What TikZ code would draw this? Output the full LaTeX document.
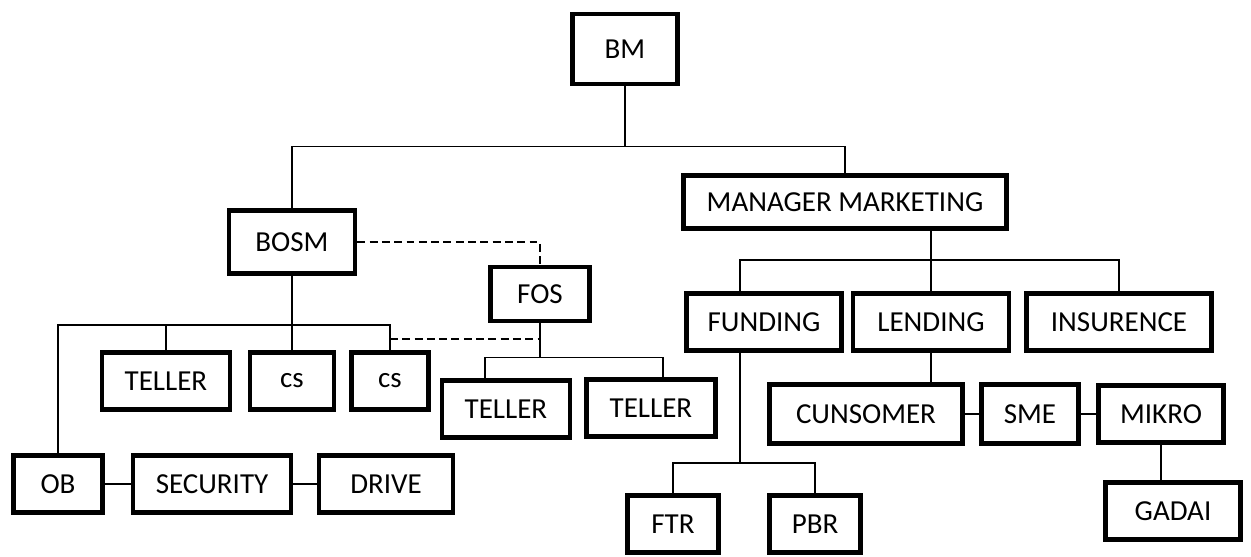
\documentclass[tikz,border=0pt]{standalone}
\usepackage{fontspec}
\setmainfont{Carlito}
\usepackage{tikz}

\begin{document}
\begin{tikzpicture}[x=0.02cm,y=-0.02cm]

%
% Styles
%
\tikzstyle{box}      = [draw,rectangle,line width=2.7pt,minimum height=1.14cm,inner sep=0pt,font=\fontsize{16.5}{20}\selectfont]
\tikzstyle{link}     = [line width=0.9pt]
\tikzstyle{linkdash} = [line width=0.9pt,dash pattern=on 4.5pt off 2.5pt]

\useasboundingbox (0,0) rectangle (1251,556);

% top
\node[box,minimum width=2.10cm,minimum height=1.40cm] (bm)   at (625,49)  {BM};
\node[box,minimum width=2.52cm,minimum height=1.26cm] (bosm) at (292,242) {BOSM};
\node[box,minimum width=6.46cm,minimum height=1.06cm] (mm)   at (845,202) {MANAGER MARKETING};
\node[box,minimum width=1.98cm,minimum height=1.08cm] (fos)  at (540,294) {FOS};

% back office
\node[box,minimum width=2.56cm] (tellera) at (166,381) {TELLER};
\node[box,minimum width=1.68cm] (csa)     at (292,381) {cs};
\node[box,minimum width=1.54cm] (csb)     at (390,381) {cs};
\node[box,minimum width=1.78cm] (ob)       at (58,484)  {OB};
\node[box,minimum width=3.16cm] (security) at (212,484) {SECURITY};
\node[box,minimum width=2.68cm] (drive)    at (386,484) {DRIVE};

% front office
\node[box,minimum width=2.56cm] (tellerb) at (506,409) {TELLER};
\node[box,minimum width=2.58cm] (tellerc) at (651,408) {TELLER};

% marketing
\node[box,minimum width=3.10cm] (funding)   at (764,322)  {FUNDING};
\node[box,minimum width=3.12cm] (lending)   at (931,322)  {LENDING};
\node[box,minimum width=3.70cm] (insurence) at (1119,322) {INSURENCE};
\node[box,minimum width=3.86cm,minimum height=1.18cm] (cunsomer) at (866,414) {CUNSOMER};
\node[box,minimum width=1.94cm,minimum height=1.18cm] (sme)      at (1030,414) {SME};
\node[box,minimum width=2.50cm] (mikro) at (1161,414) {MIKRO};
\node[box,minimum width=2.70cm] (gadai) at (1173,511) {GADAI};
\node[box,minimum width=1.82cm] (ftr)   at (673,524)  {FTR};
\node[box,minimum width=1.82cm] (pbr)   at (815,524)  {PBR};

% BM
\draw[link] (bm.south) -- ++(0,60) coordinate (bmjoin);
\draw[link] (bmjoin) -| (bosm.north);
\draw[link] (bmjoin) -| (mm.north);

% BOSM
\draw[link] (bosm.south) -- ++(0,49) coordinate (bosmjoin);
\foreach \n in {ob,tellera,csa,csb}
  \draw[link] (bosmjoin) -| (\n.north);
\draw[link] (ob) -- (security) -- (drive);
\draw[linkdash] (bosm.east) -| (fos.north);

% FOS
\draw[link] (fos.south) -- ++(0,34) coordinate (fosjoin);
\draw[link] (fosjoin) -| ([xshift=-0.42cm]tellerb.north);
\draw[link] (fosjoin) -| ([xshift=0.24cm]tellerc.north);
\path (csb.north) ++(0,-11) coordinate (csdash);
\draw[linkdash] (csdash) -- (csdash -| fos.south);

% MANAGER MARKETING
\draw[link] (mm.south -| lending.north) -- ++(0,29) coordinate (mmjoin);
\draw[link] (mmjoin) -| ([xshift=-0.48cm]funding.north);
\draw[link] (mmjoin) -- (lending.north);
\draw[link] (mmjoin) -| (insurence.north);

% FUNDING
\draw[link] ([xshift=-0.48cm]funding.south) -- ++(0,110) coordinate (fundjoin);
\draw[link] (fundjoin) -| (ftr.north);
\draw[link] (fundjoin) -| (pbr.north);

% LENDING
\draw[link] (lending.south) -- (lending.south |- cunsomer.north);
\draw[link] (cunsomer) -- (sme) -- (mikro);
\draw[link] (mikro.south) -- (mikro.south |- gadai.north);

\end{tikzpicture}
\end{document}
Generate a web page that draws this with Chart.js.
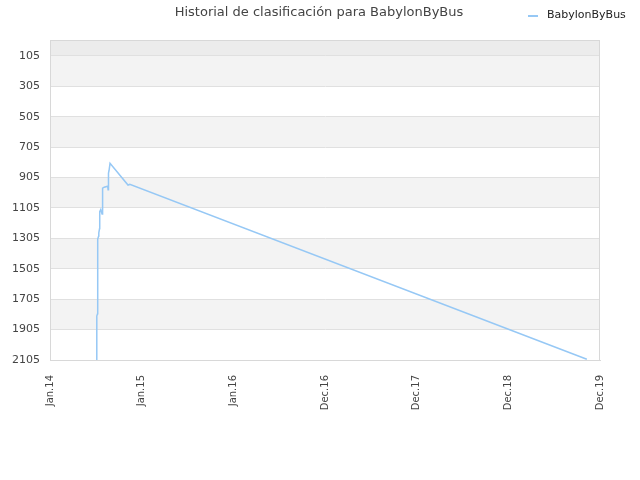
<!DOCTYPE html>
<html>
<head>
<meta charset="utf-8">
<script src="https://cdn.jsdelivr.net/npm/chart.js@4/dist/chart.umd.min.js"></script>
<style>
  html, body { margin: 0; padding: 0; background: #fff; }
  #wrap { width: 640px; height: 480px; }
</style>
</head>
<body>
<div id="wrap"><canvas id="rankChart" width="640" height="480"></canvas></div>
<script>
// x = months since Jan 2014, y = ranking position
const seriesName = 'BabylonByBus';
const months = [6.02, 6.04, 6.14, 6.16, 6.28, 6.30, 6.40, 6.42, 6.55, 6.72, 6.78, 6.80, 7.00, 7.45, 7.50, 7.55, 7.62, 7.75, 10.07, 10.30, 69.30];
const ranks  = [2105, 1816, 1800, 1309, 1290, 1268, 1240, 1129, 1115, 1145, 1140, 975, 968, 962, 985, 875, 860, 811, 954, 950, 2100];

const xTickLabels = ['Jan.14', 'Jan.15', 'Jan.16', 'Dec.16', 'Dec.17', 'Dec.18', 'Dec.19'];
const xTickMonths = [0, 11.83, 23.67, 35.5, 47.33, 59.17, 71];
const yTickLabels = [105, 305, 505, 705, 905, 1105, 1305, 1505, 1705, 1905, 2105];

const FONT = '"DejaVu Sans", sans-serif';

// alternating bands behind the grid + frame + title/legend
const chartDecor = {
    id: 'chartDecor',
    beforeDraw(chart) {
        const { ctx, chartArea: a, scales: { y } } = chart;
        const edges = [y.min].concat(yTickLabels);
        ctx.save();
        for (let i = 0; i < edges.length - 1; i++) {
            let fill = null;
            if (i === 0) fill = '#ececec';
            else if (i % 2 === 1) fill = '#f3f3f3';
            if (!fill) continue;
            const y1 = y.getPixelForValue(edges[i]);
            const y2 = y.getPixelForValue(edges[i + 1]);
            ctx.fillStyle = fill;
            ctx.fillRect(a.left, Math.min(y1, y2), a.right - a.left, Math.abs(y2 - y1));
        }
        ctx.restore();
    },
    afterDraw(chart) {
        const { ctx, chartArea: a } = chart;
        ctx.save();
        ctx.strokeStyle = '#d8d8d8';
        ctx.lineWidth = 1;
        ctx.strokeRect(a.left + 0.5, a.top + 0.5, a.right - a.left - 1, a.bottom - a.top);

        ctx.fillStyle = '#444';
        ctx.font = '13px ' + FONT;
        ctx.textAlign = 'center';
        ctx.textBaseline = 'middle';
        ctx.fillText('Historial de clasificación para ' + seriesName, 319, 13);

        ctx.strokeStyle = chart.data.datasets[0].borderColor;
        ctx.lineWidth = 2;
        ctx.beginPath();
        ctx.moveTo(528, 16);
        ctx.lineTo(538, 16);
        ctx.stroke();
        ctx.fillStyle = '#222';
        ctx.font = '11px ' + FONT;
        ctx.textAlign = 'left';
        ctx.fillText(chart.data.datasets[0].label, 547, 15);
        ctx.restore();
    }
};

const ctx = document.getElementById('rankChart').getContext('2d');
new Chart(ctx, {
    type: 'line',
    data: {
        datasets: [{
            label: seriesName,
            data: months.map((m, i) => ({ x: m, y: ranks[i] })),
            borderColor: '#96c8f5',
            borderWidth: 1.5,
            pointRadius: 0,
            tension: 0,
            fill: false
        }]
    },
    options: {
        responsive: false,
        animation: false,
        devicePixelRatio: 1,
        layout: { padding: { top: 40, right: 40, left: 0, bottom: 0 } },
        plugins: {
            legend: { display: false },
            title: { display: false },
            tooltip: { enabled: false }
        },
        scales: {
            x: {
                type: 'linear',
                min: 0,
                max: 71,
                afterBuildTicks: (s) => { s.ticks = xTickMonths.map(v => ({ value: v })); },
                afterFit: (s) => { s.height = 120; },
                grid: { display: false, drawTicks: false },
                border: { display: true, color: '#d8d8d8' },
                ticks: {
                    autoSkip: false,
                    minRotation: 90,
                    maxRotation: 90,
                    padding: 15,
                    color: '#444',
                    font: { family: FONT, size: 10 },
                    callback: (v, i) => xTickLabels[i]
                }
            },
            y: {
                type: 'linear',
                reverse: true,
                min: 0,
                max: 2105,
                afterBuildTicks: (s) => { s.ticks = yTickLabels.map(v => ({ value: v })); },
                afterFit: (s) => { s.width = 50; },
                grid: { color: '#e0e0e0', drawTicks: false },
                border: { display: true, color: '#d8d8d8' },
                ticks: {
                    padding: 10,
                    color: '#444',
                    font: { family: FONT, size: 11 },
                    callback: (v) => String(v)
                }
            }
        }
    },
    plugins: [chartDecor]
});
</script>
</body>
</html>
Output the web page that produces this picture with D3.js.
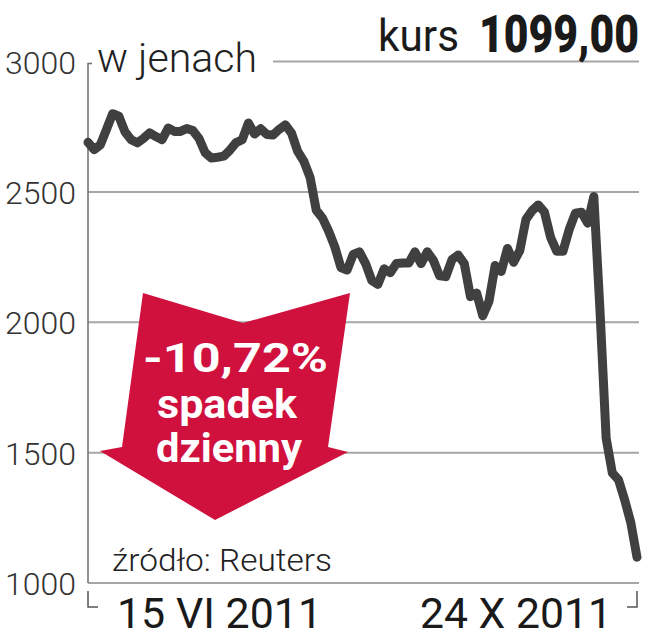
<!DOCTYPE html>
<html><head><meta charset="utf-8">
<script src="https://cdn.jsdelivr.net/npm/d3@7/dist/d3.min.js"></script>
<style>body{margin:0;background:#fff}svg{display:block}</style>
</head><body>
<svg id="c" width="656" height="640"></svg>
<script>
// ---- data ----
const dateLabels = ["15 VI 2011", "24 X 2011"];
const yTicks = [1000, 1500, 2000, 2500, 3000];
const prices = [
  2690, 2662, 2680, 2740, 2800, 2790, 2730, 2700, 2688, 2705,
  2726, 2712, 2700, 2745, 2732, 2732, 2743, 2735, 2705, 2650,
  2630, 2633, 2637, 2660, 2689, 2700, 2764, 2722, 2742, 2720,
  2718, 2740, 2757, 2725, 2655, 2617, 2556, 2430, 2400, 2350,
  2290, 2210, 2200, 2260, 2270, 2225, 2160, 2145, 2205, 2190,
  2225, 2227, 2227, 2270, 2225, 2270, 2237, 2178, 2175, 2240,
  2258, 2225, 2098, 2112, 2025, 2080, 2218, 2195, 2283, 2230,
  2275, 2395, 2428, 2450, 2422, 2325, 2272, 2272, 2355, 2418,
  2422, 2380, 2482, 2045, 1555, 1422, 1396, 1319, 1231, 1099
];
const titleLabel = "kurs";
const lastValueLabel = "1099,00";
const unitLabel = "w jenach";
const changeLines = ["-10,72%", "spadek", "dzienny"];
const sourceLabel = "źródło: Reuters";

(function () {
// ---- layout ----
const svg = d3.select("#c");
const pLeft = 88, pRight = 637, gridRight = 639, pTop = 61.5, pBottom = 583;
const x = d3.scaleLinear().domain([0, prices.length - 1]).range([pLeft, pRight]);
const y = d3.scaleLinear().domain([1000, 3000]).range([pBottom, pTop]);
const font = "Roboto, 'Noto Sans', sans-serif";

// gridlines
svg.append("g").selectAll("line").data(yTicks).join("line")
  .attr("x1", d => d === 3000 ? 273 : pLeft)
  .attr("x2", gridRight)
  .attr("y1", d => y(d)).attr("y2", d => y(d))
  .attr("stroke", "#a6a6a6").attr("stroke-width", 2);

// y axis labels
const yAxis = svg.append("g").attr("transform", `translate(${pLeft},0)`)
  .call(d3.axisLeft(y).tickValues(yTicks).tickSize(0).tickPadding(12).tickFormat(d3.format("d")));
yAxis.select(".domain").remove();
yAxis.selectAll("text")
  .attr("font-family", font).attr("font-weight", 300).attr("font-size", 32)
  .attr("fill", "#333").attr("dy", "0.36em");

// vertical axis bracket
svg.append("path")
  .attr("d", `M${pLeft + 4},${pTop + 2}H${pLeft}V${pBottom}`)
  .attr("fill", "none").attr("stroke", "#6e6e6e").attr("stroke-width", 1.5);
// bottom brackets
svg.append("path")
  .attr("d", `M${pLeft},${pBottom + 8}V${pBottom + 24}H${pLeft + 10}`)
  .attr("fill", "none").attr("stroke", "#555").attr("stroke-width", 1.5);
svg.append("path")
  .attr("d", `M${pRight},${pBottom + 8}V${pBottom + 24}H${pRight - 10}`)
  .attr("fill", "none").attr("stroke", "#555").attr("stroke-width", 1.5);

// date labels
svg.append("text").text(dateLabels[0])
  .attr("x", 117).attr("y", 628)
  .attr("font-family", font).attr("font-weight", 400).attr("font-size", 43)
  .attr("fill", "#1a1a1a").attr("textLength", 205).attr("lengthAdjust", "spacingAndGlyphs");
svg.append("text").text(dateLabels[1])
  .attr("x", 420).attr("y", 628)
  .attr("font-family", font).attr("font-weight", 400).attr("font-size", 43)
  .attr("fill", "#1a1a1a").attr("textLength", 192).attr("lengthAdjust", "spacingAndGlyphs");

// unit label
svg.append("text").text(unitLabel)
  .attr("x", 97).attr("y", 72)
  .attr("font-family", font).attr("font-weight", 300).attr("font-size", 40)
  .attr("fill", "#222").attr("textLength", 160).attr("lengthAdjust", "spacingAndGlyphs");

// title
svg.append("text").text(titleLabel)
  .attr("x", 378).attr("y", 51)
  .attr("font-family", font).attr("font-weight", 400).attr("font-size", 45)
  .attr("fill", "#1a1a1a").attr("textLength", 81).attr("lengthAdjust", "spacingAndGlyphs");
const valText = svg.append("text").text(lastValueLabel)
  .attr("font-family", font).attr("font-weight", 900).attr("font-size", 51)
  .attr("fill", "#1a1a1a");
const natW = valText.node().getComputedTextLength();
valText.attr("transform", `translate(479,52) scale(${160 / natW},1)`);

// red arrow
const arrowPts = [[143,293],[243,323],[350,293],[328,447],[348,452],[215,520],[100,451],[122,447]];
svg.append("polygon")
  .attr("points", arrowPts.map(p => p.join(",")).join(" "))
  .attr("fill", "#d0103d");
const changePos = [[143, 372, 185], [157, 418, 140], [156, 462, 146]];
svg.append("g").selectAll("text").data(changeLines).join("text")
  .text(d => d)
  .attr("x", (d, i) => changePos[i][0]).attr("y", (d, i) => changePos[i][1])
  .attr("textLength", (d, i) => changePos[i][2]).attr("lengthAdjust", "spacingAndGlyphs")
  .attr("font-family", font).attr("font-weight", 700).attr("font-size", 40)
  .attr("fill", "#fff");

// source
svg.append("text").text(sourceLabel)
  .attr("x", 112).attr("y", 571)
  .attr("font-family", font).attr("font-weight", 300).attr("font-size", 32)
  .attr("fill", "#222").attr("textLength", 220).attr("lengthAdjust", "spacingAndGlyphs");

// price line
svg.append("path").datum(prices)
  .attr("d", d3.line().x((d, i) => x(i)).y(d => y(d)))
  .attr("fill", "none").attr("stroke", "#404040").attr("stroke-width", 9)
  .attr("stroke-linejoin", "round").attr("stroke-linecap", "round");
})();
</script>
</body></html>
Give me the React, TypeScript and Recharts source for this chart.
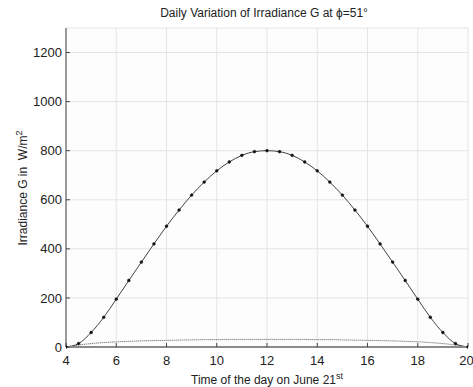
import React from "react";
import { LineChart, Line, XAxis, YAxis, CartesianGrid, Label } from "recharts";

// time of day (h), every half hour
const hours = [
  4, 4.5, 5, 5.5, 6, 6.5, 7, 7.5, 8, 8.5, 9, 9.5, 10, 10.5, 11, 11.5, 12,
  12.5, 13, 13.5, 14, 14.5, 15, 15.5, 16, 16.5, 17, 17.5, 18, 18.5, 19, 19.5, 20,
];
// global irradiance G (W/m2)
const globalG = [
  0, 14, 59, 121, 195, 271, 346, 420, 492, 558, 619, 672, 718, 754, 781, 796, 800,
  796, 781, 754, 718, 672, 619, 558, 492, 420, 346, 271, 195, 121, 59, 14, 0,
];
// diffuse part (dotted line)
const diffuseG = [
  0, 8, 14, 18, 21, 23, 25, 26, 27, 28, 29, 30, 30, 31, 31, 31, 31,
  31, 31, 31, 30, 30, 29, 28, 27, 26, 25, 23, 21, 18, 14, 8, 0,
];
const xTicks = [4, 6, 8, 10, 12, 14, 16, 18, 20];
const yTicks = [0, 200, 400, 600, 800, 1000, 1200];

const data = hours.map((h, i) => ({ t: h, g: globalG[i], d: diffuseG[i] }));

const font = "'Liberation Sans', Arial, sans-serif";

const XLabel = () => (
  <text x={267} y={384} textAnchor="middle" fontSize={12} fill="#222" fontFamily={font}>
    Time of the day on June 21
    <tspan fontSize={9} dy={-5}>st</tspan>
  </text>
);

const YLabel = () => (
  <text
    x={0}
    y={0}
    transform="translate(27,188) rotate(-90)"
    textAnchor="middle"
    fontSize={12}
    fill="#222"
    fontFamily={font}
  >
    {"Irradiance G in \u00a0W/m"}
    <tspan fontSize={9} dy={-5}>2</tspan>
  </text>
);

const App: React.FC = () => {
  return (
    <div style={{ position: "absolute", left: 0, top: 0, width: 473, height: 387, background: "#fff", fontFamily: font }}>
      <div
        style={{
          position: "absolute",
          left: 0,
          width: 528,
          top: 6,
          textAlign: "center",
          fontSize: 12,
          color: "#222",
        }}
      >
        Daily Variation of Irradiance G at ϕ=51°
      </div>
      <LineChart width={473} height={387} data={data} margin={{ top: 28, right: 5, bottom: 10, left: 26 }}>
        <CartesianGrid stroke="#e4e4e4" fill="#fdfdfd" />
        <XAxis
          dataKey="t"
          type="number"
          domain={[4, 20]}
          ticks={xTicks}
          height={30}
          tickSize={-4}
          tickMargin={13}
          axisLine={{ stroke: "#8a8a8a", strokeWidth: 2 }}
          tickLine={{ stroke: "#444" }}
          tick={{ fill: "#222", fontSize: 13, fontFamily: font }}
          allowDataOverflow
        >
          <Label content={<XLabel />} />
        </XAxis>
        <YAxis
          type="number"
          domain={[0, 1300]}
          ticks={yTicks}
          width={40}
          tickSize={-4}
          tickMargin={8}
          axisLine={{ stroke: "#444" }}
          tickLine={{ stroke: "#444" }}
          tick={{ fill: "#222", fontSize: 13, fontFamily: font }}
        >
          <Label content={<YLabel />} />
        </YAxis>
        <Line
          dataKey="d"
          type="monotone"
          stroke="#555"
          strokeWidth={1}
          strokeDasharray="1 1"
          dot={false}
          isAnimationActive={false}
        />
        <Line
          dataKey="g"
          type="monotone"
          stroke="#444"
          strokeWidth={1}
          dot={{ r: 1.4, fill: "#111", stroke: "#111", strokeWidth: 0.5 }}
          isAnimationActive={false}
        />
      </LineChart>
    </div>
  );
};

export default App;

^^^^

- **Exercise prompt**
Write out exactly the lines between the start of the data and the line with "width=2.58cm] (tellerc) at", including both, but none of the pictures.

- **Completed exercise**
What TikZ code would draw this? Output the full LaTeX document.
\documentclass[tikz,border=0pt]{standalone}
\usepackage{fontspec}
\setmainfont{Carlito}
\usepackage{tikz}

\begin{document}
\begin{tikzpicture}[x=0.02cm,y=-0.02cm]

%
% Styles
%
\tikzstyle{box}      = [draw,rectangle,line width=2.7pt,minimum height=1.14cm,inner sep=0pt,font=\fontsize{16.5}{20}\selectfont]
\tikzstyle{link}     = [line width=0.9pt]
\tikzstyle{linkdash} = [line width=0.9pt,dash pattern=on 4.5pt off 2.5pt]

\useasboundingbox (0,0) rectangle (1251,556);

% top
\node[box,minimum width=2.10cm,minimum height=1.40cm] (bm)   at (625,49)  {BM};
\node[box,minimum width=2.52cm,minimum height=1.26cm] (bosm) at (292,242) {BOSM};
\node[box,minimum width=6.46cm,minimum height=1.06cm] (mm)   at (845,202) {MANAGER MARKETING};
\node[box,minimum width=1.98cm,minimum height=1.08cm] (fos)  at (540,294) {FOS};

% back office
\node[box,minimum width=2.56cm] (tellera) at (166,381) {TELLER};
\node[box,minimum width=1.68cm] (csa)     at (292,381) {cs};
\node[box,minimum width=1.54cm] (csb)     at (390,381) {cs};
\node[box,minimum width=1.78cm] (ob)       at (58,484)  {OB};
\node[box,minimum width=3.16cm] (security) at (212,484) {SECURITY};
\node[box,minimum width=2.68cm] (drive)    at (386,484) {DRIVE};

% front office
\node[box,minimum width=2.56cm] (tellerb) at (506,409) {TELLER};
\node[box,minimum width=2.58cm] (tellerc) at (651,408) {TELLER};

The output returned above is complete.